Like any other contract type, Cost Reimbursement Contracts have their advantages and disadvantages. These need to be carefully considered before deciding to use this type of contract for a project.

Advantages

One of the main advantages of Cost Reimbursement Contracts is their flexibility. They allow for changes in the scope of work without the need for contract renegotiation. This makes them ideal for projects where the requirements are uncertain or likely to change.

Another advantage is that they can lead to a more collaborative relationship between the contractor and the client. Since the contractor is not taking on as much risk, they may be more willing to work closely with the client and adapt to their needs.

Disadvantages

On the downside, Cost Reimbursement Contracts can be risky for the client. If the contractor’s costs exceed the estimate, the client is responsible for covering these costs. This can lead to budget overruns and financial uncertainty.

These contracts also require a high level of oversight and administration. The client needs to closely monitor the contractor’s work and expenses to ensure that all costs are legitimate and reasonable.

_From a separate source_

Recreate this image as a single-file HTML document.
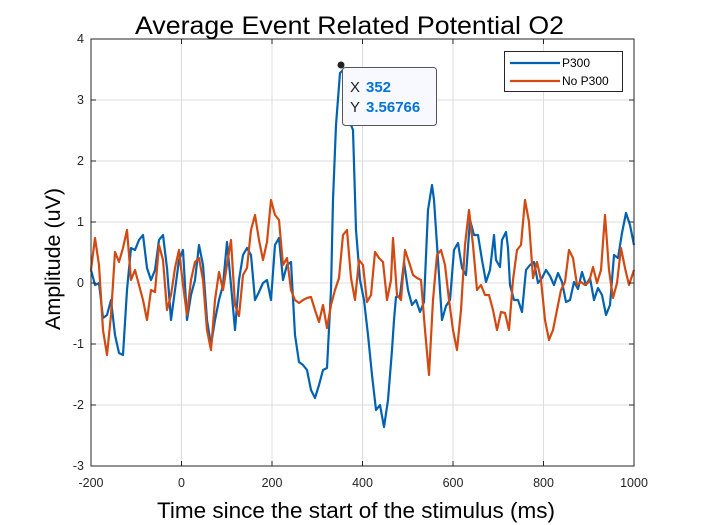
<!DOCTYPE html>
<html><head><meta charset="utf-8"><style>
body{margin:0;background:#fff;}
svg{display:block;font-family:"Liberation Sans",Arial,sans-serif;}
</style></head><body>
<svg width="701" height="525" viewBox="0 0 701 525" xmlns="http://www.w3.org/2000/svg">
<rect width="701" height="525" fill="#fff"/>
<g stroke="#dcdcdc" stroke-width="1">
<line x1="181.5" y1="39" x2="181.5" y2="466"/><line x1="272" y1="39" x2="272" y2="466"/><line x1="362.5" y1="39" x2="362.5" y2="466"/><line x1="453" y1="39" x2="453" y2="466"/><line x1="543.5" y1="39" x2="543.5" y2="466"/>
<line x1="91" y1="100" x2="634" y2="100"/><line x1="91" y1="161" x2="634" y2="161"/><line x1="91" y1="222" x2="634" y2="222"/><line x1="91" y1="283" x2="634" y2="283"/><line x1="91" y1="344" x2="634" y2="344"/><line x1="91" y1="405" x2="634" y2="405"/>
</g>
<g fill="none" stroke-width="2.2" stroke-linejoin="round">
<polyline stroke="#0062b0" points="91,270 95,285 99,283 103,318 107,315 111,300 115,335 119,353 123,355 127,290 131,248 135,250 139,240 143,235 147,268 151,280 155,270 159,240 163,235 167,268 171,320 175,290 179,260 183,250 187,320 191,295 195,280 199,245 203,265 207,320 211,345 215,320 219,300 223,285 227,242 231,285 235,330 239,280 243,255 247,248 251,255 255,300 259,292 263,283 267,280 271,300 275,245 279,238 283,280 287,265 291,262 295,335 299,362 303,365 307,370 311,390 315,398 319,385 323,370 327,368 331,290 333,200 336,125 340,73 343,70 347,100 351,125 353,130 356,230 360,280 364,300 368,335 372,375 376,410 380,405 384,427 388,400 392,350 394,320 396,297 400,296 404,262 408,290 412,305 416,300 420,312 424,302 428,210 432,185 434,200 438,260 442,320 446,306 450,300 454,250 458,243 462,268 466,275 470,220 474,235 478,235 482,260 486,282 490,270 494,235 496,260 500,267 502,240 506,232 508,248 510,285 514,300 518,300 522,312 526,270 530,265 534,262 538,283 542,278 546,270 550,276 554,285 558,273 562,282 566,302 570,300 574,282 578,289 582,272 586,285 590,278 594,300 598,288 602,295 606,315 610,305 614,255 618,258 622,233 626,213 630,225 634,245"/>
<polyline stroke="#d24a12" points="91,270 95,238 99,265 103,330 107,355 111,315 115,252 119,262 123,248 127,230 131,280 135,270 139,285 143,300 147,320 151,290 155,292 159,245 163,260 167,310 171,295 175,268 179,250 183,285 187,315 191,280 195,262 199,258 203,280 207,330 211,350 215,300 219,272 223,290 227,265 231,240 235,305 239,316 243,275 247,268 251,230 255,215 259,240 263,260 267,242 271,200 275,215 279,220 283,265 287,258 291,290 295,300 299,303 303,300 307,298 311,297 315,310 319,322 323,305 327,328 331,305 335,290 339,278 343,235 347,230 351,278 355,300 359,260 363,265 367,302 371,295 375,252 379,258 383,262 387,300 391,280 393,238 397,295 401,300 405,250 409,262 413,275 417,278 421,280 425,330 429,375 433,300 437,255 441,250 445,265 449,300 453,330 457,350 461,310 465,245 469,210 473,245 477,290 481,285 485,295 489,295 493,310 497,330 501,312 505,313 509,330 513,280 517,250 521,245 525,200 529,222 533,278 537,262 541,280 545,320 549,340 553,330 557,310 561,290 565,282 569,250 573,258 577,285 581,282 585,285 589,282 593,267 597,283 601,270 605,215 609,270 613,298 617,283 621,248 625,268 629,285 634,270"/>
</g>
<rect x="91" y="39" width="543" height="427" fill="none" stroke="#262626" stroke-width="1"/>
<g stroke="#262626" stroke-width="1">
<line x1="181.5" y1="466" x2="181.5" y2="461"/><line x1="272" y1="466" x2="272" y2="461"/><line x1="362.5" y1="466" x2="362.5" y2="461"/><line x1="453" y1="466" x2="453" y2="461"/><line x1="543.5" y1="466" x2="543.5" y2="461"/>
<line x1="181.5" y1="39" x2="181.5" y2="44"/><line x1="272" y1="39" x2="272" y2="44"/><line x1="362.5" y1="39" x2="362.5" y2="44"/><line x1="453" y1="39" x2="453" y2="44"/><line x1="543.5" y1="39" x2="543.5" y2="44"/>
<line x1="91" y1="100" x2="96" y2="100"/><line x1="91" y1="161" x2="96" y2="161"/><line x1="91" y1="222" x2="96" y2="222"/><line x1="91" y1="283" x2="96" y2="283"/><line x1="91" y1="344" x2="96" y2="344"/><line x1="91" y1="405" x2="96" y2="405"/>
<line x1="634" y1="100" x2="629" y2="100"/><line x1="634" y1="161" x2="629" y2="161"/><line x1="634" y1="222" x2="629" y2="222"/><line x1="634" y1="283" x2="629" y2="283"/><line x1="634" y1="344" x2="629" y2="344"/><line x1="634" y1="405" x2="629" y2="405"/>
</g>
<g font-size="12.5" fill="#262626" text-anchor="end">
<text x="84" y="43">4</text><text x="84" y="104">3</text><text x="84" y="165">2</text><text x="84" y="226">1</text><text x="84" y="287">0</text><text x="84" y="348">-1</text><text x="84" y="409">-2</text><text x="84" y="470">-3</text>
</g>
<g font-size="12.5" fill="#262626" text-anchor="middle">
<text x="91" y="487">-200</text><text x="181.5" y="487">0</text><text x="272" y="487">200</text><text x="362.5" y="487">400</text><text x="453" y="487">600</text><text x="543.5" y="487">800</text><text x="634" y="487">1000</text>
</g>
<text x="157" y="518" font-size="22" textLength="398" lengthAdjust="spacingAndGlyphs" fill="#000">Time since the start of the stimulus (ms)</text>
<text transform="translate(60,330) rotate(-90)" font-size="21" textLength="142" lengthAdjust="spacingAndGlyphs" fill="#000">Amplitude (uV)</text>
<text x="135" y="34" font-size="25" textLength="429" lengthAdjust="spacingAndGlyphs" fill="#000">Average Event Related Potential O2</text>
<rect x="504.5" y="51.5" width="118" height="40" fill="#fff" stroke="#262626" stroke-width="1"/>
<line x1="510" y1="63" x2="560" y2="63" stroke="#0062b0" stroke-width="2.2"/>
<line x1="510" y1="81" x2="560" y2="81" stroke="#d24a12" stroke-width="2.2"/>
<text x="562" y="67" font-size="12" fill="#000">P300</text>
<text x="562" y="85" font-size="12" fill="#000">No P300</text>
<rect x="342.5" y="67.5" width="94" height="58" rx="3" fill="#f8f8ff" stroke="#555" stroke-width="1"/>
<text x="350" y="92" font-size="15" fill="#222">X</text><text x="366" y="92" font-size="15" font-weight="bold" fill="#0073d9">352</text>
<text x="350" y="112" font-size="15" fill="#222">Y</text><text x="366" y="112" font-size="15" font-weight="bold" fill="#0073d9">3.56766</text>
<circle cx="341" cy="65" r="3.5" fill="#222"/>
</svg>
</body></html>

Best Practices for Implementing Cost Reimbursement Contracts

Implementing a Cost Reimbursement Contract requires careful planning and management. Here are some best practices to consider.

Define Allowable Costs

It’s important to clearly define what costs are allowable and how they will be calculated. This includes direct costs like labor and materials, as well as indirect costs like overheads. Having a clear definition of allowable costs can help prevent disputes and misunderstandings later on.

Establish Clear Performance Metrics

If you’re using a Cost Plus Incentive Fee (CPIF) contract, it’s crucial to establish clear performance metrics. These metrics should be measurable, achievable, and directly related to the project’s objectives. They will be used to determine whether the contractor is eligible for the incentive fee.

Monitor and Manage Costs

Cost Reimbursement Contracts require active cost management. This includes monitoring the contractor’s expenses, verifying the legitimacy of costs, and managing any changes in the scope of work. Regular cost audits can help ensure that all costs are reasonable and within the agreed budget.

The Bottom Line

Cost Reimbursement Contracts offer a flexible and adaptable approach to contracting, particularly for complex projects where the scope of work is uncertain. However, they also require careful management and oversight to ensure that costs are controlled and the project stays within budget. By understanding the different types of Cost Reimbursement Contracts and their advantages and disadvantages, you can make an informed decision about whether this type of contract is right for your project.